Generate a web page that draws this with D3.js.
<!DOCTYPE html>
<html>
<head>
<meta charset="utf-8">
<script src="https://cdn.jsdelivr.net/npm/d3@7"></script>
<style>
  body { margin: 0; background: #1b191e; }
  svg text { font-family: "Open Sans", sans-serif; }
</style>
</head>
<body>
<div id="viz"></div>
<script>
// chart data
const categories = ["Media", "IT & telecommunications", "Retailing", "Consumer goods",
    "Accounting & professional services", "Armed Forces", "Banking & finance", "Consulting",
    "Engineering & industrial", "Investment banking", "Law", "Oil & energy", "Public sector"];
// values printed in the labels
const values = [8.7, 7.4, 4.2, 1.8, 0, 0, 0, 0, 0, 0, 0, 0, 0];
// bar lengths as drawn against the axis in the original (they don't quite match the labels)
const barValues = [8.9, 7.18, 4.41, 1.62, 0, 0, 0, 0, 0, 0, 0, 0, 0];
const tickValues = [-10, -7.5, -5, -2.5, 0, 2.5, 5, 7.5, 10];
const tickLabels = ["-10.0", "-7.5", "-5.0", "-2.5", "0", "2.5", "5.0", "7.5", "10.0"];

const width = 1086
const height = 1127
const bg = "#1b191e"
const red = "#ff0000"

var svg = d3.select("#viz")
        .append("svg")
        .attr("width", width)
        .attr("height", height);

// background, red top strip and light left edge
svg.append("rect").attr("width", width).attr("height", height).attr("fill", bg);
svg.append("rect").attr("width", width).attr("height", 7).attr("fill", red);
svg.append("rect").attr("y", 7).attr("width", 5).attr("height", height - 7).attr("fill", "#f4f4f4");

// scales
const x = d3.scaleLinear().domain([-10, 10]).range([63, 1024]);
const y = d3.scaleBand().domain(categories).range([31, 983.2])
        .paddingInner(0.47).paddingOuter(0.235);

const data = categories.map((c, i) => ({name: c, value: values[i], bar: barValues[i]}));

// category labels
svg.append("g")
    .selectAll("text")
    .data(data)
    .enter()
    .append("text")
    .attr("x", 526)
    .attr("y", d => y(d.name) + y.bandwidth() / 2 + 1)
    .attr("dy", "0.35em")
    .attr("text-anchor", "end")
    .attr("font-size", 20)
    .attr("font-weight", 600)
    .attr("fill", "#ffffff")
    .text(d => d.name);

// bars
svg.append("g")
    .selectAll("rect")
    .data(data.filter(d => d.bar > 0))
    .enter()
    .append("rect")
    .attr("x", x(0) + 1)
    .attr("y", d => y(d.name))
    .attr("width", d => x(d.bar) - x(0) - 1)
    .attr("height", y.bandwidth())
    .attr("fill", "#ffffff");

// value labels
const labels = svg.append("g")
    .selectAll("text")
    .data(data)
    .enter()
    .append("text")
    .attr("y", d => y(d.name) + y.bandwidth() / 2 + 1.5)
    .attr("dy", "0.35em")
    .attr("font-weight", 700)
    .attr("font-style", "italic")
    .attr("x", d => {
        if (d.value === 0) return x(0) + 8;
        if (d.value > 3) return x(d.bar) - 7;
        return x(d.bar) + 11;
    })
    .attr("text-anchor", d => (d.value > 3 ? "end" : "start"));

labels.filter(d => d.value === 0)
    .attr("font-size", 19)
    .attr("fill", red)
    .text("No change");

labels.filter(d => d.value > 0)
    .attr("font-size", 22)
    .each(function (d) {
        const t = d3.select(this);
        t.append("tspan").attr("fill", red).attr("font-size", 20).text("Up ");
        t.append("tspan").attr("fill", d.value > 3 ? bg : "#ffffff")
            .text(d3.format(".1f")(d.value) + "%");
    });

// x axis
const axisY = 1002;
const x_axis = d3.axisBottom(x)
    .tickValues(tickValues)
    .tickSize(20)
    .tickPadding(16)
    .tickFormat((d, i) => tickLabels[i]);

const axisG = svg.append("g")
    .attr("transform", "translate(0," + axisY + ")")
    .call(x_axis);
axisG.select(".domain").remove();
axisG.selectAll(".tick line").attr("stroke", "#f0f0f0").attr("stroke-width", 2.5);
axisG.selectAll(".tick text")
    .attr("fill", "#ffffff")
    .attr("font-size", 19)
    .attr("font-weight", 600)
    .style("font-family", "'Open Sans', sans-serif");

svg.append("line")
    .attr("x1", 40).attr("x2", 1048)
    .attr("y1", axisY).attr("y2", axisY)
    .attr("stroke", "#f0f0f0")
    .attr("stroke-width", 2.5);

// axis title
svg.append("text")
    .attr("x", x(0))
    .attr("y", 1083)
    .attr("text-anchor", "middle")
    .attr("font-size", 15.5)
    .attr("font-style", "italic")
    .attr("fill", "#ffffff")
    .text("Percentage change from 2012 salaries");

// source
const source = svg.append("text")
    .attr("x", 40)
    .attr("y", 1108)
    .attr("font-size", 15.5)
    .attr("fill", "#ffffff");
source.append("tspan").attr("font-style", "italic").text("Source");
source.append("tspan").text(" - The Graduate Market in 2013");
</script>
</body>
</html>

==

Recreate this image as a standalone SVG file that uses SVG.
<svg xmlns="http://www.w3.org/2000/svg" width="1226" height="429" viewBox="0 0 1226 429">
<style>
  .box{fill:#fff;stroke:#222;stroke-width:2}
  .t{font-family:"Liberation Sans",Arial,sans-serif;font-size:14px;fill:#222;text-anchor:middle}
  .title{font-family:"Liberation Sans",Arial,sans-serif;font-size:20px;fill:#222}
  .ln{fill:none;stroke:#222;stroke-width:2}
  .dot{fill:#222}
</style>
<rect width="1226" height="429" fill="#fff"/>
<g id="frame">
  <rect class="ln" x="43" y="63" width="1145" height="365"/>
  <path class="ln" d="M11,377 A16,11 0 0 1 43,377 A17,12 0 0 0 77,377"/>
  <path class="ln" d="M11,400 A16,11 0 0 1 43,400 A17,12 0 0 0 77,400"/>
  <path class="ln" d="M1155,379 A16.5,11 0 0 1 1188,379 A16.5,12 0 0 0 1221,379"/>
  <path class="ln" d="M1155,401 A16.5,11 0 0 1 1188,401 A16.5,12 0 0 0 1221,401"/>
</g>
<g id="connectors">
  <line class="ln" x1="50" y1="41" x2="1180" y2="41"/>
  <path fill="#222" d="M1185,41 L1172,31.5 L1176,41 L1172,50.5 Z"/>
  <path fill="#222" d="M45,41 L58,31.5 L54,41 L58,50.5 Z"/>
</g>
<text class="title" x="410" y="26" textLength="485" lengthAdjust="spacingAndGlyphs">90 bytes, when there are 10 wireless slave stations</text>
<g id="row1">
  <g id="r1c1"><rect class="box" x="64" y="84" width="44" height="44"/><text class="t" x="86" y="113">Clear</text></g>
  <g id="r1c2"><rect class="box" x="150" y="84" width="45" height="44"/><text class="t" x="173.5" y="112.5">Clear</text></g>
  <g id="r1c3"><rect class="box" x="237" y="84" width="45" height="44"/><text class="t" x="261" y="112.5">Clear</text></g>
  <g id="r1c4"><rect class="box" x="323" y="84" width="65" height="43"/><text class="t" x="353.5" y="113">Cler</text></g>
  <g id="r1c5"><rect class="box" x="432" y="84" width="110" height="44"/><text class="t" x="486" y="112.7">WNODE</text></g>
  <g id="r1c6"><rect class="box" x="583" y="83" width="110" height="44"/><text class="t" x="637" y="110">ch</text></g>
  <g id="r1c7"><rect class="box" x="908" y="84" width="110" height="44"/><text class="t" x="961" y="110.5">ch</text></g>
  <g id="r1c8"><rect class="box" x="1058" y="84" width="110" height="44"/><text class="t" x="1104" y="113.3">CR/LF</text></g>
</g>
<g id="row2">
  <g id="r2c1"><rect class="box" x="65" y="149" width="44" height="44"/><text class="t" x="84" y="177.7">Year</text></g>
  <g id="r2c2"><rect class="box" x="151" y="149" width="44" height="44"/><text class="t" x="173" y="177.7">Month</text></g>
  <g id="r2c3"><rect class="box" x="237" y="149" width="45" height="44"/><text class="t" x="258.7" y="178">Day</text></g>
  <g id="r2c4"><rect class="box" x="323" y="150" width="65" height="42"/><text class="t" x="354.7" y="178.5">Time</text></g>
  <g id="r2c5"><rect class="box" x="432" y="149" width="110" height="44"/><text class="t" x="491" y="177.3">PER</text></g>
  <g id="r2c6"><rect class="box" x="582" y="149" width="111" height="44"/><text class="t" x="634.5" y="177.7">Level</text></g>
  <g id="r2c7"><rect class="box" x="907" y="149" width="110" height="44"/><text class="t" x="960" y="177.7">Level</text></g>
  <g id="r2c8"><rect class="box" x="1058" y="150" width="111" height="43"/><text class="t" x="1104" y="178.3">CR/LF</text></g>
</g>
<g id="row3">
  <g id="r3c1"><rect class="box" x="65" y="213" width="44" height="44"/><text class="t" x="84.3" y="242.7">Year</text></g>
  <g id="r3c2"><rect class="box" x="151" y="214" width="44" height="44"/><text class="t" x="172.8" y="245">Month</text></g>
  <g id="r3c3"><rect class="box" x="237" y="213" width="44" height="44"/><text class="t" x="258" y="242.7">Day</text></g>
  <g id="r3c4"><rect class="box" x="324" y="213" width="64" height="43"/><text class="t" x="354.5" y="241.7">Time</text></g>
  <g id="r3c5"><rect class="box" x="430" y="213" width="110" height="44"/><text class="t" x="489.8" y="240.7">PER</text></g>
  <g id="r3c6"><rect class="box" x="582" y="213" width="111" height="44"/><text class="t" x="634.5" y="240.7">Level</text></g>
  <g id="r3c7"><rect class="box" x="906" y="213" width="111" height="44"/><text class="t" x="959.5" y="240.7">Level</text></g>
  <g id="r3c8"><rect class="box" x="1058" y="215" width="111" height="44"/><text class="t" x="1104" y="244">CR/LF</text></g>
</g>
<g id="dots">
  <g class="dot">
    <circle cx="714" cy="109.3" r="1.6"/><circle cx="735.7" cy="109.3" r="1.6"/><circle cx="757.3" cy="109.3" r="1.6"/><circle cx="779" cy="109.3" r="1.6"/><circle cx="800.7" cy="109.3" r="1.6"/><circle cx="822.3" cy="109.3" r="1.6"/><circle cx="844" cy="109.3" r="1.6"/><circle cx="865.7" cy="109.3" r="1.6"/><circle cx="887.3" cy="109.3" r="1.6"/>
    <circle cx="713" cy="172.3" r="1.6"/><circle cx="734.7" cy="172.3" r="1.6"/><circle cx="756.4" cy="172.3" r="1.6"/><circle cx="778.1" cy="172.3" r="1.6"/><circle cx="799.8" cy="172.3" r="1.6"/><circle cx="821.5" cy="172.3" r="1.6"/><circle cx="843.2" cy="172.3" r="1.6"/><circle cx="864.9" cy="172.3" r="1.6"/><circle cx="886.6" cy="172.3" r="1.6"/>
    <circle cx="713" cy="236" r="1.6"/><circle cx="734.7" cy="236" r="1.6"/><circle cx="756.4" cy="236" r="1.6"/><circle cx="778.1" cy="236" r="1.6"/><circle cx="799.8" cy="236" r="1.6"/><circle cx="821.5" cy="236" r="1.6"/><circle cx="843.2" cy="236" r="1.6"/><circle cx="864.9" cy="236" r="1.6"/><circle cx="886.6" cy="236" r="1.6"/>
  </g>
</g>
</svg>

...

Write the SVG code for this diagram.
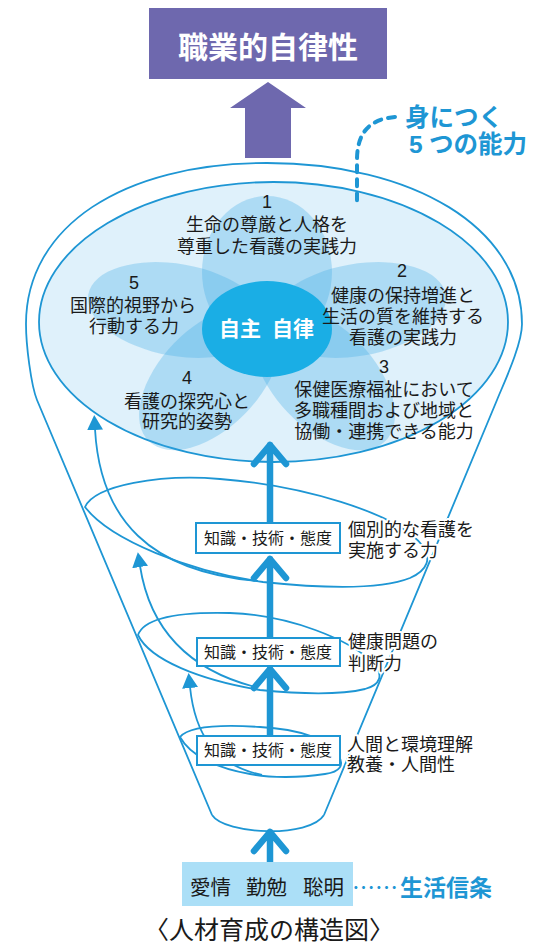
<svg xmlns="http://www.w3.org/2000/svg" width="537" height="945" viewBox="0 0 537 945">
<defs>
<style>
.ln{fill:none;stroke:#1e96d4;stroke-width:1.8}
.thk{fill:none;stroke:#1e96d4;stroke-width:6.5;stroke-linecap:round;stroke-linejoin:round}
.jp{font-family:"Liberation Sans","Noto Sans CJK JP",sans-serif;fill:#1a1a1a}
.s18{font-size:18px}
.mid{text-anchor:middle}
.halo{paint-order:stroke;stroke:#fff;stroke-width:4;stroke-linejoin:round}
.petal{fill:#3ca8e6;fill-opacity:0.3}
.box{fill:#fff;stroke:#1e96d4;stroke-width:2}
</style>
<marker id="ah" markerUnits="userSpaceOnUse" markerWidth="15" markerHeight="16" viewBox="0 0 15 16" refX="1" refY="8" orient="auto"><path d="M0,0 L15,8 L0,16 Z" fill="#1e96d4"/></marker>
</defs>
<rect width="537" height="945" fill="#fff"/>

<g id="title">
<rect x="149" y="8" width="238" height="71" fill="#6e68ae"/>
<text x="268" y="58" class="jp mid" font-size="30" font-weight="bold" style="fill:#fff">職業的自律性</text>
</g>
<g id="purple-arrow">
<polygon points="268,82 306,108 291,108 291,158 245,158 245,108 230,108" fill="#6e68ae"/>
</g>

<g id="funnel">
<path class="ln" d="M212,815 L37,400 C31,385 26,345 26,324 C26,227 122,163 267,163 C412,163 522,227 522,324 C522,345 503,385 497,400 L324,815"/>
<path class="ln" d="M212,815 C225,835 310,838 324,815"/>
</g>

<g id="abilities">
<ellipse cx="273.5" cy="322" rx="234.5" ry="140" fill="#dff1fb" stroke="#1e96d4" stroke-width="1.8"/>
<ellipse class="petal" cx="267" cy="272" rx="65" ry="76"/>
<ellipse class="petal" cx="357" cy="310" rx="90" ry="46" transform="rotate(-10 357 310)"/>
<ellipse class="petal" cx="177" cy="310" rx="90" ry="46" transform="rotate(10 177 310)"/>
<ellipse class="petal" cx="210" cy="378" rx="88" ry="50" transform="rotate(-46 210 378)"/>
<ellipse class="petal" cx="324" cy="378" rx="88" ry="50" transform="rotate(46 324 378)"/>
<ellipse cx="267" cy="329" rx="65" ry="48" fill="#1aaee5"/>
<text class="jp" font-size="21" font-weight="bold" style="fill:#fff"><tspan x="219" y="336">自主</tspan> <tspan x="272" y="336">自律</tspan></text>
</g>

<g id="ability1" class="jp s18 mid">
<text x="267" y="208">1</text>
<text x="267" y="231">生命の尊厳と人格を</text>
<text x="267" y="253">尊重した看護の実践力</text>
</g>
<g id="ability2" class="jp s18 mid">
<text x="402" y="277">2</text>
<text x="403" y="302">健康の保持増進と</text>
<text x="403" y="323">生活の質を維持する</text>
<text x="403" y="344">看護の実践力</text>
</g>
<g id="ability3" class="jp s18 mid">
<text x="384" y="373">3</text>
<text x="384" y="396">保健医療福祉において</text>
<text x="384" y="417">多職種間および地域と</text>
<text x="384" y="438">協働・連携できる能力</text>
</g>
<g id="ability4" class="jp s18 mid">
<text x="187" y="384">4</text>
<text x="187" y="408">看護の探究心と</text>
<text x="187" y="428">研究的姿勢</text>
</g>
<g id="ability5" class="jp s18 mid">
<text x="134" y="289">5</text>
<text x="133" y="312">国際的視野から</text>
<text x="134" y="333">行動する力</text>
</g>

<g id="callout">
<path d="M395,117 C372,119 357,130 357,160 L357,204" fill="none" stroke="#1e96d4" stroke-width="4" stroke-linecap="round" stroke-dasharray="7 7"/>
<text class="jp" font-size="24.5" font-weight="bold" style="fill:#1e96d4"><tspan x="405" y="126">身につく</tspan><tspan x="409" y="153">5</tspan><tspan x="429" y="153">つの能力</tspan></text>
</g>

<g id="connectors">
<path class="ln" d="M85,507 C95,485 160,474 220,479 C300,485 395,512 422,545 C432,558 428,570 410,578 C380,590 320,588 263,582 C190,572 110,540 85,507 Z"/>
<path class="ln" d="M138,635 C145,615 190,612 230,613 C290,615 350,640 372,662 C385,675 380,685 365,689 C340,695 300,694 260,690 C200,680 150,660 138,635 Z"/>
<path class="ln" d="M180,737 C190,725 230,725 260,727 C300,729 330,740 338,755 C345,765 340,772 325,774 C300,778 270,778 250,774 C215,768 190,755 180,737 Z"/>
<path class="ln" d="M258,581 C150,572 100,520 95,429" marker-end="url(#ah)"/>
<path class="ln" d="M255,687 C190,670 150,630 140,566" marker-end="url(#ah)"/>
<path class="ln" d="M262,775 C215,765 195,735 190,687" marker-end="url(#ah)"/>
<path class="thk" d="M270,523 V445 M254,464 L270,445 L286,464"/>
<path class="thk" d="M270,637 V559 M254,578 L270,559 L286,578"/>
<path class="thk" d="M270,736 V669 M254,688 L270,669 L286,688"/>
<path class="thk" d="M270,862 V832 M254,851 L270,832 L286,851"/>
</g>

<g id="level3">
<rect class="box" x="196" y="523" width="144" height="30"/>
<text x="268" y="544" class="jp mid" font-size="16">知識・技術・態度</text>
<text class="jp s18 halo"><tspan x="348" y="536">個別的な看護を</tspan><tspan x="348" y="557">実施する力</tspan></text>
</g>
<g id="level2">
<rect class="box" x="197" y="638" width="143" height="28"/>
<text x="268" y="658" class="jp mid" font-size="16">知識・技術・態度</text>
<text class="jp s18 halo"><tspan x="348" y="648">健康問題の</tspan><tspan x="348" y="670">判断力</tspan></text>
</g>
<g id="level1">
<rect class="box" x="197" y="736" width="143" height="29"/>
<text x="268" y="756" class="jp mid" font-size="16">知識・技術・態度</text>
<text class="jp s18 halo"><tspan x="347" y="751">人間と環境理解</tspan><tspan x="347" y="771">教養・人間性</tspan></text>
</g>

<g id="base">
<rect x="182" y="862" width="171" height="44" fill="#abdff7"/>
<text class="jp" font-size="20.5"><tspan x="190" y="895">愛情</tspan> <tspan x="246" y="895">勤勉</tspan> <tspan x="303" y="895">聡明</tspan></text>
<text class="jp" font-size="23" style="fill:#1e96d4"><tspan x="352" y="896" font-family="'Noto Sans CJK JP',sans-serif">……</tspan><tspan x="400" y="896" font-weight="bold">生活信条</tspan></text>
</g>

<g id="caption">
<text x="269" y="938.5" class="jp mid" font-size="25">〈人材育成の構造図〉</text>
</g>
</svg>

**Your task**:
Pick out the lines containing the string "that" and show them.

**Solution below**:
Generate a web page that draws this with D3.js.
Recreate this image as a standalone SVG file that uses SVG.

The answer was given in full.